Eric Starkman is founder and president of STARKMAN, a public relations and crisis communications firm based in Los Angeles. He was previously a reporter at major newspapers in the U.S. and Canada.
By Eric Starkman
Growing up in Toronto I had a quintessentially Canadian view about government authority: Only bad people ran afoul of the law.
But my innocence was shattered when I was a young reporter at The Toronto Star and Ontario’s Attorney General leaked me some information about some entrepreneurs who had embarrassed his Administration that I knew to be untrue. I didn’t write the story but other reporters happily picked up the narrative, ultimately giving the government the PR cover to seize the businesses of the entrepreneurs without any due process. I’m still shaken by the abuse of power.
I naively believed that such prosecutorial wrongdoing could never happen in the U.S. My bubble was quickly burst when The Detroit News hired me as a business reporter and assigned me to cover the high profile administrative hearing of Stanford Stoddard, a maverick Michigan banker who the Comptroller of the Currency alleged had misappropriated funds from the bank he founded. In her opening statement, a young ambitious OCC attorney alleged that among Stoddard’s wrongdoings was using bank funds to purchase alcohol. As Stoddard was a devout Mormon the charge was exceptionally damning, so I asked Stoddard’s attorney about the allegation. Turns out the alcohol in question was a bottle of wine for a religious ceremony.
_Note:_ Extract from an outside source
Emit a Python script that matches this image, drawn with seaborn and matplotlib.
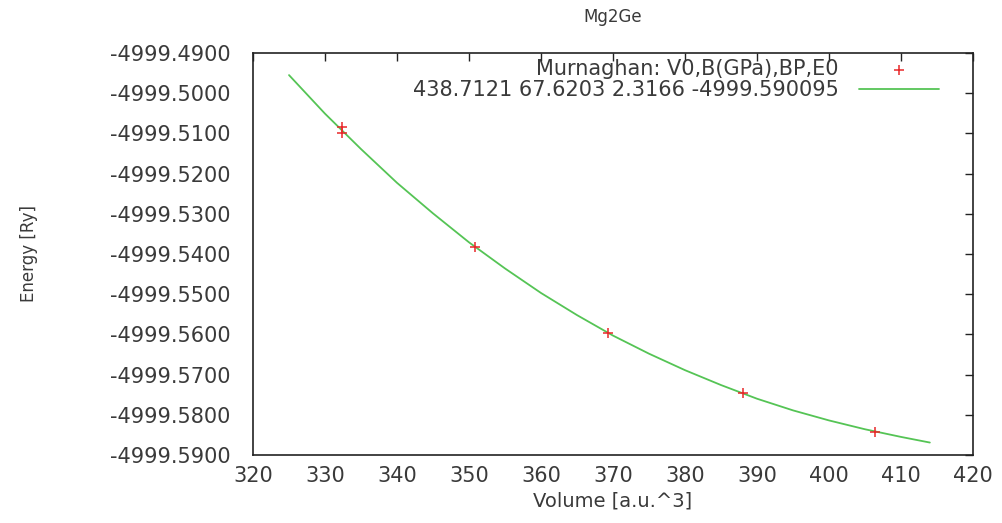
import numpy as np
import pandas as pd
import seaborn as sns
import matplotlib
matplotlib.use("Agg")
import matplotlib.pyplot as plt

# measured points (volume in a.u.^3, energy in Ry)
vol_pts = [332.3, 332.3, 350.8, 369.3, 388.0, 406.4]
en_pts = [-4999.5085, -4999.5099, -4999.5382, -4999.5597, -4999.5747, -4999.5842]

# fitted Murnaghan curve
vol_fit = [325, 330, 335, 340, 345, 350, 355, 360, 365, 370,
           375, 380, 385, 390, 395, 400, 405, 410, 414]
en_fit = [-4999.4955, -4999.5051, -4999.5139, -4999.5223, -4999.5299,
          -4999.5371, -4999.5436, -4999.5497, -4999.5552, -4999.5603,
          -4999.5648, -4999.5689, -4999.5726, -4999.5760, -4999.5789,
          -4999.5814, -4999.5836, -4999.5855, -4999.5869]

x_ticks = [320, 330, 340, 350, 360, 370, 380, 390, 400, 410, 420]
y_ticks = [-4999.49, -4999.50, -4999.51, -4999.52, -4999.53, -4999.54,
           -4999.55, -4999.56, -4999.57, -4999.58, -4999.59]

pts = pd.DataFrame({"V": vol_pts, "E": en_pts})
fit = pd.DataFrame({"V": vol_fit, "E": en_fit})

sns.set_style("white")
plt.rcParams["font.family"] = ["DejaVu Sans"]

fig = plt.figure(figsize=(10.02, 5.23), dpi=100)
ax = fig.add_axes([0.2525, 0.130, 0.7186, 0.7687])

sns.scatterplot(data=pts, x="V", y="E", ax=ax, marker="+", s=55, color="#e8282a",
                linewidth=1.1, label="Murnaghan: V0,B(GPa),BP,E0", zorder=3)
sns.lineplot(data=fit, x="V", y="E", ax=ax, color="#55c455", linewidth=1.3,
             label="438.7121 67.6203 2.3166 -4999.590095", zorder=2)

ax.set_xlim(320, 420)
ax.set_ylim(-4999.59, -4999.49)
ax.set_xticks(x_ticks)
ax.set_yticks(y_ticks)
ax.set_yticklabels([f"{v:.4f}" for v in y_ticks])

ax.tick_params(direction="in", length=6, width=1, top=True, right=True,
               labelsize=15, colors="#222222", labelcolor="#3a3a3a")
ax.tick_params(axis="y", pad=16)
ax.tick_params(axis="x", pad=8)
for s in ax.spines.values():
    s.set_color("#222222")
    s.set_linewidth(1.2)

ax.set_xlabel("Volume [a.u.^3]", fontsize=14, color="#3a3a3a", labelpad=4)
ax.set_ylabel("Energy [Ry]", fontsize=12, color="#3a3a3a", labelpad=52)
ax.set_title("Mg2Ge", fontsize=12, color="#3a3a3a", pad=22)

leg = ax.legend(loc="upper right", frameon=False, markerfirst=False, fontsize=15,
                handlelength=3.8, borderaxespad=0.1, labelspacing=0.05,
                handletextpad=1.0, borderpad=0.0, bbox_to_anchor=(0.955, 0.99))
for t in leg.get_texts():
    t.set_color("#3a3a3a")

fig.savefig("out.png", dpi=100)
Former New York Attorney General Eliot Spitzer, who was lionized in the media as “The Sherriff of Wall Street,” jolted me with another wakeup call about prosecutorial wrongdoing. Spitzer and his minions routinely spread false or misleading information about my former client Dick Grasso after he was forced out of the New York Stock Exchange because of bogus allegations the former chairman and CEO was overpaid. An example of Team Spitzer’s dishonesty was leaking a document that showed Grasso’s son accompanied him on the private jet the NYSE chartered so Grasso could host a reception at Davos, Switzerland. Spitzer’s team neglected to provide the documentation showing that Grasso reimbursed the NYSE for the cost of his son’s trip.
Preet Bharara, who was just fired as the U.S. Attorney for the Southern District, took Spitzer’s prosecutorial abuse to an even higher level. For a time, Bharara was an even bigger media darling than Spitzer, garnering fawning media coverage for his high-profile cases, including this gusher of a puff piece by William Cohan in Fortune. Bharara loved the media limelight, routinely holding news conferences to trump up publicity for his cases and leaking damaging allegations to obsequious reporters who gladly published them and abetted in the smearing of his targets before they had an opportunity to defend themselves.
As Jesse Eisinger noted last week in Pro Publica, Bharara was no hero. His prosecutorial track record was mixed, as several of his high-profile cases were overturned on appeal. And his practice of arguing his cases in the media earned him the opprobrium of the judge overseeing his case against Sheldon Silver, the former NY Democratic State Assembly speaker, who charged that Bharara’s media blitz “strayed so close to the rules governing his own conduct.”
Even Cohan came to appreciate Bharara’s unethical behavior, publishing this impressive story about the questionable tactics used to pressure former hedge fund manager Todd Newman to settle insider trading charges. Bharara tellingly was too tongue tied to talk to Cohan for a story that was critical of him.
Sadly, the universe of reporters who appreciate the dangers of prosecutorial abuse is limited to a handful of some very experienced reporters. One of them is New York Times columnist Andrew Ross Sorkin, who has written critically about Bharara and presumably played a meaningful role in the critical portrayal of U.S. Attorney Chuck Rhoades in the Showtime series “Billions.” (Sorkin is one of the show’s creators). The Rhoades character is clearly based on Bharara, replete with the latter’s petulance and media manipulation. The show also admirably is unkind in its portrayal of a reporter and his pursuit of a scoop.
Best-selling author Michael Lewis took up the cause of Sergey Aleynikov, the Goldman Sachs programmer who was convicted and sentenced to prison for stealing computer code, Jim Stewart wrote about the questionable charges leveled against Zachary Warren, and Joe Norcera wrote an admirable column about the shameful prosecution of Charlie Engle.
Diane Brady, among the fairest and most ethical journalists, recently commented that stories based on leaked documents should be held to the same reporting standards as any news story. That’s an admirable requirement, but regretfully we’ve entered the Brian Stelter media age, where reporters who publish leaked documents and give anonymous people a platform for their political agendas are deemed “investigative journalists.”
The media can’t be counted on to protect against prosecutorial wrongdoing. But with Bharara out of office, the Southern District is momentarily a safer place for innocent people.